The smaller enemies could be ignored if not for the fact that they attack civilians. If too many civilians die, it's game over, so it's imperative to make a token effort toward rescuing them. Seeing how little they do to defend themselves, however, it's difficult to take any civilian deaths to heart. The citizens stand there as they're being brutally slaughtered by the invading creatures, never once considering that they should, say, move away from the monsters that just killed everyone else around them.
This system would be obnoxious enough if not for the fact that the monsters literally appear out of thin air right next to the helpless civilians. There's no way to ward off the enemies and strategically, you have to charge into the fray and hope you can kill them all before the civilian death count grows higher than the game permits. It's all the tedium of an escort mission, but this time, you're apparently trying to protect a populace without working legs.
The combat system used to protect the civilians was occasionally billed as being like Devil May Cry, and it's certainly clear how Iron Galaxy tried to emulate Capcom's brilliant battle system. The game features a fair number of timing-based combos that often involve launching your target into the air and then striking him while airborne.
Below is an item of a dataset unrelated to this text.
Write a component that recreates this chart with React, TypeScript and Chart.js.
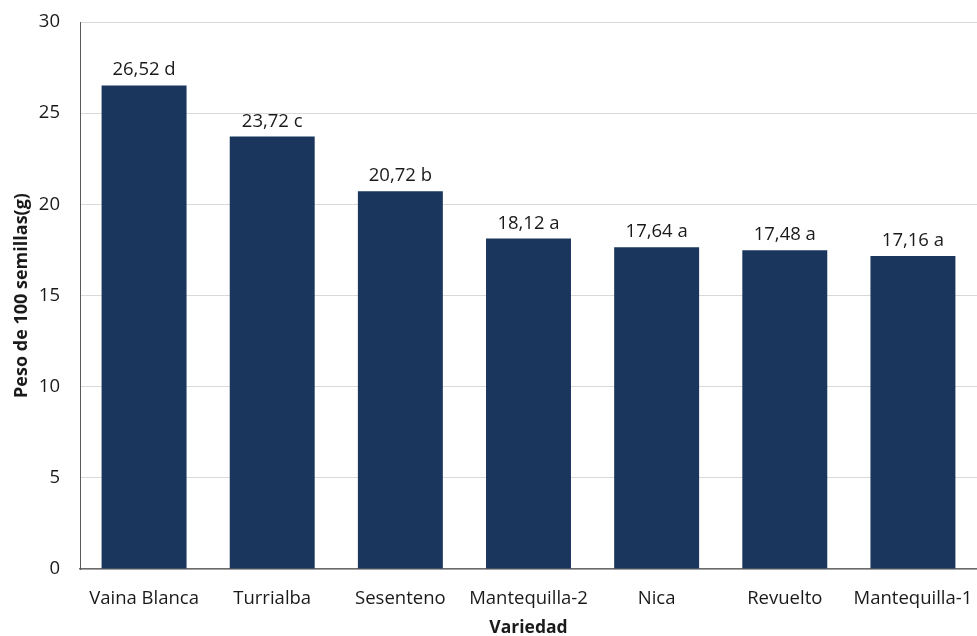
import React, { useEffect, useRef } from "react";
import { Chart, registerables } from "chart.js";

Chart.register(...registerables);

const categories = ["Vaina Blanca", "Turrialba", "Sesenteno", "Mantequilla-2", "Nica", "Revuelto", "Mantequilla-1"];
const values = [26.52, 23.72, 20.72, 18.12, 17.64, 17.48, 17.16];
const letters = ["d", "c", "b", "a", "a", "a", "a"];
const yTicks = [0, 5, 10, 15, 20, 25, 30];

const FONT = "'Open Sans', Lato, sans-serif";

const labelPlugin = {
  id: "barLabels",
  afterDatasetsDraw(chart: any) {
    const { ctx } = chart;
    const meta = chart.getDatasetMeta(0);
    ctx.save();
    ctx.font = `18.5px ${FONT}`;
    ctx.fillStyle = "#1a1a1a";
    ctx.textAlign = "center";
    ctx.textBaseline = "alphabetic";
    meta.data.forEach((bar: any, i: number) => {
      const txt = values[i].toFixed(2).replace(".", ",") + " " + letters[i];
      ctx.fillText(txt, bar.x, bar.y - 10);
    });
    ctx.restore();
  },
};

export default function App() {
  const ref = useRef<HTMLCanvasElement>(null);
  useEffect(() => {
    if (!ref.current) return;
    const chart = new Chart(ref.current, {
      type: "bar",
      data: {
        labels: categories,
        datasets: [
          {
            data: values,
            backgroundColor: "#1a365d",
            borderWidth: 0,
            categoryPercentage: 1,
            barPercentage: 0.663,
          },
        ],
      },
      options: {
        animation: false,
        responsive: true,
        maintainAspectRatio: false,
        layout: { padding: { top: 22, right: 0, left: 0, bottom: 0 } },
        plugins: { legend: { display: false }, tooltip: { enabled: false } },
        scales: {
          x: {
            afterFit: (axis: any) => {
              axis.height = 67;
              axis.paddingLeft = 0;
              axis.paddingRight = 0;
            },
            grid: { display: false, drawTicks: false },
            border: { display: true, color: "#6b6b6b", width: 1.5 },
            ticks: { color: "#1a1a1a", font: { family: FONT, size: 18.5 }, padding: 19, maxRotation: 0, autoSkip: false },
            title: { display: true, text: "Variedad", color: "#1a1a1a", font: { family: FONT, size: 17.5, weight: "bold" }, padding: { top: 0, bottom: -3 } },
          },
          y: {
            min: 0,
            max: 30,
            afterBuildTicks: (axis: any) => {
              axis.ticks = yTicks.map((v) => ({ value: v }));
            },
            afterFit: (axis: any) => {
              axis.width = 80;
              axis.paddingTop = 0;
              axis.paddingBottom = 0;
            },
            grid: { color: "#d9d9d9", drawTicks: false },
            border: { display: true, color: "#595959", width: 1 },
            ticks: { color: "#1a1a1a", font: { family: FONT, size: 18.5 }, padding: 20 },
            title: { display: true, text: "Peso de 100 semillas(g)", color: "#1a1a1a", font: { family: FONT, size: 18, weight: "bold" }, padding: { top: 11, bottom: 0 } },
          },
        },
      },
      plugins: [labelPlugin],
    });
    return () => chart.destroy();
  }, []);
  return (
    <div style={{ position: "fixed", left: 0, top: 0, width: 977, height: 636, background: "#fff" }}>
      <canvas ref={ref} />
    </div>
  );
}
It's a serviceable combat system, but it's ill-suited for a game where the primary concern is crowd control.
For a game about defending the last vestiges of humanity from an existential threat, there's no sense of weight. The deaths of civilians and the destruction of buildings should feel like terrible losses from an unrelenting foe, but instead, they feel like inconsequential happenstance that holds no inherent value beyond your need to complete a level. Any difficulty that the game provides feels less like a battle against a formidable foe, and more like a battle against frustrating mechanics.
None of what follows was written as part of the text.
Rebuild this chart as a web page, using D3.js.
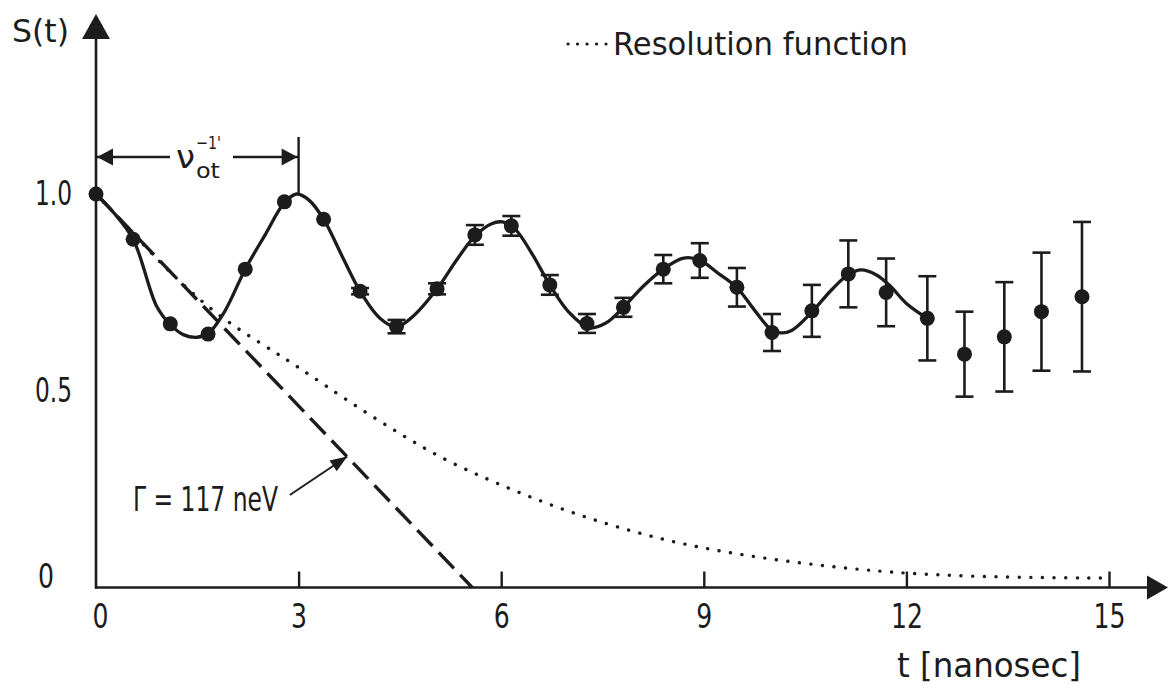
<!DOCTYPE html>
<html><head><meta charset="utf-8">
<script src="https://cdn.jsdelivr.net/npm/d3@7"></script>
<style>
html,body{margin:0;padding:0;background:#fff;}
svg{display:block;background:#fff;}
</style></head><body>
<svg id="chart" width="1168" height="688"></svg>
<script>
// ---------- data ----------
const times  = [0, 0.55, 1.10, 1.66, 2.21, 2.79, 3.37, 3.91, 4.45, 5.05, 5.61, 6.15, 6.72, 7.27, 7.81, 8.40, 8.94, 9.49, 10.01, 10.60, 11.14, 11.70, 12.31, 12.86, 13.45, 14.00, 14.60];
const values = [1.0, 0.885, 0.670, 0.644, 0.809, 0.980, 0.936, 0.753, 0.663, 0.759, 0.896, 0.919, 0.769, 0.671, 0.712, 0.809, 0.831, 0.763, 0.648, 0.703, 0.797, 0.750, 0.684, 0.593, 0.637, 0.701, 0.739];
const errors = [0, 0, 0, 0, 0, 0, 0, 0.008, 0.017, 0.014, 0.025, 0.025, 0.025, 0.024, 0.024, 0.036, 0.044, 0.049, 0.047, 0.066, 0.085, 0.086, 0.107, 0.108, 0.139, 0.150, 0.190];

// fitted curve (solid)
const fitT = [0, 0.25, 0.55, 0.9, 1.10, 1.3, 1.5, 1.66, 1.9, 2.21, 2.5, 2.79, 2.97, 3.15, 3.37, 3.65, 3.91, 4.2, 4.45, 4.7, 5.05, 5.35, 5.61, 5.85, 6.02, 6.2, 6.45, 6.72, 7.0, 7.3, 7.55, 7.81, 8.1, 8.40, 8.7, 8.94, 9.2, 9.49, 9.75, 10.0, 10.15, 10.3, 10.6, 10.9, 11.14, 11.33, 11.55, 11.75, 12.0, 12.31];
const fitS = [1.0, 0.955, 0.885, 0.714, 0.668, 0.642, 0.636, 0.645, 0.70, 0.809, 0.895, 0.978, 1.0, 0.985, 0.936, 0.84, 0.753, 0.685, 0.662, 0.690, 0.759, 0.835, 0.893, 0.924, 0.929, 0.912, 0.85, 0.769, 0.70, 0.660, 0.672, 0.712, 0.765, 0.809, 0.837, 0.832, 0.80, 0.762, 0.705, 0.655, 0.647, 0.653, 0.700, 0.758, 0.795, 0.807, 0.795, 0.768, 0.722, 0.684];

// resolution function (dotted)
const resT = [0, 0.5, 0.95, 1.74, 2.48, 3.0, 3.71, 4.5, 5.2, 6.0, 6.5, 7.0, 7.5, 8.0, 8.5, 9.0, 9.5, 10.0, 10.5, 11.0, 11.5, 12.0, 13.0, 14.0, 14.9];
const resS = [1.0, 0.91, 0.824, 0.697, 0.616, 0.56, 0.476, 0.39, 0.32, 0.26, 0.225, 0.193, 0.165, 0.140, 0.118, 0.100, 0.085, 0.072, 0.061, 0.051, 0.043, 0.036, 0.028, 0.025, 0.024];

// Gamma tangent (dashed)
const gammaT = [0, 5.57];
const gammaS = [1.0, 0.0];

const xTicks = [0, 3, 6, 9, 12, 15];
const yTicks = [0, 0.5, 1.0];
const yTickLabels = ["0", "0.5", "1.0"];
const xLabel = "t [nanosec]";
const yLabel = "S(t)";
const legendLabel = "Resolution function";
const gammaLabel = "Γ = 117 neV";

// ---------- drawing ----------
const ink = "#1c1c1c";
const FONT = "'DejaVu Sans', 'Liberation Sans', sans-serif";
const svg = d3.select("#chart");

const x = d3.scaleLinear().domain([0, 15]).range([96, 1109]);
const y = d3.scaleLinear().domain([0, 1]).range([587.5, 194]);

function txt(g, s, px, py, size, len) {
  const t = g.append("text").attr("x", px).attr("y", py)
    .attr("font-family", FONT).attr("font-size", size).attr("fill", ink)
    .attr("font-stretch", "condensed").text(s);
  if (len) t.attr("textLength", len).attr("lengthAdjust", "spacingAndGlyphs");
  return t;
}
function arrowHead(g, tipX, tipY, ang, len, half) {
  const bx = tipX - len * Math.cos(ang), by = tipY - len * Math.sin(ang);
  const nx = -Math.sin(ang) * half, ny = Math.cos(ang) * half;
  g.append("path").attr("d", `M${tipX},${tipY}L${bx + nx},${by + ny}L${bx - nx},${by - ny}Z`).attr("fill", ink);
}

// axis lines with arrows
const ax = svg.append("g");
ax.append("line").attr("x1", x(0) - 1).attr("x2", 1150).attr("y1", y(0)).attr("y2", y(0))
  .attr("stroke", ink).attr("stroke-width", 2.6);
arrowHead(ax, 1168, y(0), 0, 21, 12);
ax.append("line").attr("x1", x(0)).attr("x2", x(0)).attr("y1", y(0) + 1).attr("y2", 36)
  .attr("stroke", ink).attr("stroke-width", 2.6);
arrowHead(ax, x(0), 14, -Math.PI / 2, 25, 14);

// x axis ticks + labels
const xAxis = d3.axisBottom(x).tickValues(xTicks).tickSizeInner(-16).tickSizeOuter(0)
  .tickPadding(17).tickFormat(d3.format("d"));
const gx = svg.append("g").attr("transform", `translate(0,${y(0)})`).call(xAxis);
gx.select(".domain").remove();
gx.selectAll(".tick line").attr("stroke", ink).attr("stroke-width", 2.4).filter(d => d === 0).remove();
gx.selectAll(".tick text").attr("font-family", FONT).attr("font-size", 33).attr("fill", ink)
  .attr("font-stretch", "condensed")
  .each(function (d) {
    const s = String(d);
    d3.select(this).attr("textLength", 16 * s.length).attr("lengthAdjust", "spacingAndGlyphs");
  });
gx.selectAll(".tick").filter(d => d === 0).select("text").attr("x", 4);

// y axis labels
const yAxis = d3.axisLeft(y).tickValues(yTicks).tickSize(0).tickFormat((d, i) => yTickLabels[i]);
const gy = svg.append("g").attr("transform", `translate(${x(0)},0)`).call(yAxis);
gy.select(".domain").remove();
gy.selectAll(".tick text").attr("font-family", FONT).attr("font-size", 33).attr("fill", ink)
  .attr("font-stretch", "condensed").attr("text-anchor", "start").attr("x", -61)
  .each(function (d, i) {
    const s = yTickLabels[i];
    d3.select(this).attr("textLength", s.length === 1 ? 16 : 37).attr("lengthAdjust", "spacingAndGlyphs");
  });
gy.selectAll(".tick").filter(d => d === 0).select("text").attr("x", -58).attr("y", -11);

// axis titles
txt(svg, yLabel, 12, 42, 32, 57);
txt(svg, xLabel, 897, 677, 33, 184);

// resolution function (dotted)
const resData = resT.map((t, i) => [t, resS[i]]);
svg.append("path").datum(resData)
  .attr("d", d3.line().x(d => x(d[0])).y(d => y(d[1])).curve(d3.curveBasis))
  .attr("fill", "none").attr("stroke", ink).attr("stroke-width", 3.4)
  .attr("stroke-linecap", "round").attr("stroke-dasharray", "0.1 11.5");

// Gamma dashed line
const gData = gammaT.map((t, i) => [t, gammaS[i]]);
svg.append("path").datum(gData)
  .attr("d", d3.line().x(d => x(d[0])).y(d => y(d[1])))
  .attr("fill", "none").attr("stroke", ink).attr("stroke-width", 3.4)
  .attr("stroke-dasharray", "22 9");

// fitted curve
const fitData = fitT.map((t, i) => [t, fitS[i]]);
svg.append("path").datum(fitData)
  .attr("d", d3.line().x(d => x(d[0])).y(d => y(d[1])).curve(d3.curveCatmullRom.alpha(0.5)))
  .attr("fill", "none").attr("stroke", ink).attr("stroke-width", 3.3)
  .attr("stroke-linejoin", "round");

// error bars and points
const pts = times.map((t, i) => ({ t, v: values[i], e: errors[i] }));
const eb = svg.append("g").attr("stroke", ink).attr("stroke-width", 2.6);
pts.filter(p => p.e > 0).forEach(p => {
  eb.append("line").attr("x1", x(p.t)).attr("x2", x(p.t)).attr("y1", y(p.v - p.e)).attr("y2", y(p.v + p.e));
  eb.append("line").attr("x1", x(p.t) - 9).attr("x2", x(p.t) + 9).attr("y1", y(p.v - p.e)).attr("y2", y(p.v - p.e));
  eb.append("line").attr("x1", x(p.t) - 9).attr("x2", x(p.t) + 9).attr("y1", y(p.v + p.e)).attr("y2", y(p.v + p.e));
});
svg.append("g").selectAll("circle").data(pts).join("circle")
  .attr("cx", d => x(d.t)).attr("cy", d => y(d.v)).attr("r", 7.5).attr("fill", ink);

// legend
const lg = svg.append("g");
lg.append("line").attr("x1", 568).attr("x2", 606).attr("y1", 44).attr("y2", 44)
  .attr("stroke", ink).attr("stroke-width", 3.2).attr("stroke-linecap", "round").attr("stroke-dasharray", "0.1 9.4");
txt(lg, legendLabel, 613, 55, 32, 295);

// nu_ot^-1 annotation
const an = svg.append("g");
const ay = y(1.094);
an.append("line").attr("x1", x(0)).attr("x2", 170).attr("y1", ay).attr("y2", ay).attr("stroke", ink).attr("stroke-width", 2.4);
an.append("line").attr("x1", 233).attr("x2", x(3.0)).attr("y1", ay).attr("y2", ay).attr("stroke", ink).attr("stroke-width", 2.4);
arrowHead(an, x(0) + 1, ay, Math.PI, 16, 8.5);
arrowHead(an, x(3.0) - 1, ay, 0, 16, 8.5);
an.append("line").attr("x1", x(3.0)).attr("x2", x(3.0)).attr("y1", y(1.145)).attr("y2", y(1.0))
  .attr("stroke", ink).attr("stroke-width", 2.4);
// nu with super/subscript placed side by side (no overlapping boxes)
txt(an, "ν", 176, 168, 32, 19);
txt(an, "−1'", 196, 149, 18, 25);
txt(an, "ot", 196, 178, 21, 24);

// Gamma label + arrow
const ga = svg.append("g");
txt(ga, gammaLabel, 133, 511, 33, 145);
const sx = x(2.87), sy = y(0.235), tx = x(3.72), ty = y(0.333);
ga.append("line").attr("x1", sx).attr("y1", sy).attr("x2", tx).attr("y2", ty).attr("stroke", ink).attr("stroke-width", 2);
arrowHead(ga, tx, ty, Math.atan2(ty - sy, tx - sx), 17, 6.5);
</script>
</body></html>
The game has some decent voice acting and music, but Extinction's art design is its redeeming factor. While the graphics aren't as detailed as other titles in its price range, it's clear that a lot of thought went into making sure that each building, creature, and environmental feature was designed to fit into its aesthetic. When technology marches on and all the hyper-realistic games of this generation start to show their cracks, Extinction will still look pretty dang good. There's more to graphics than fidelity, but that's a lesson that only ever seems apparent in retrospect.
As a whole, Extinction is a game built around plenty of promising ideas, but the execution fails to live up to its promises on almost every single point. It's hard to shake the feeling that Iron Galaxy didn't provide the game with the resources it needed to come close to reaching the heights it was aiming for. That's a shame, since all we're left with is a massive skeleton of a game that could have held some real meat. Ultimately, Extinction is not worth buying, especially at its absurd $60 price point.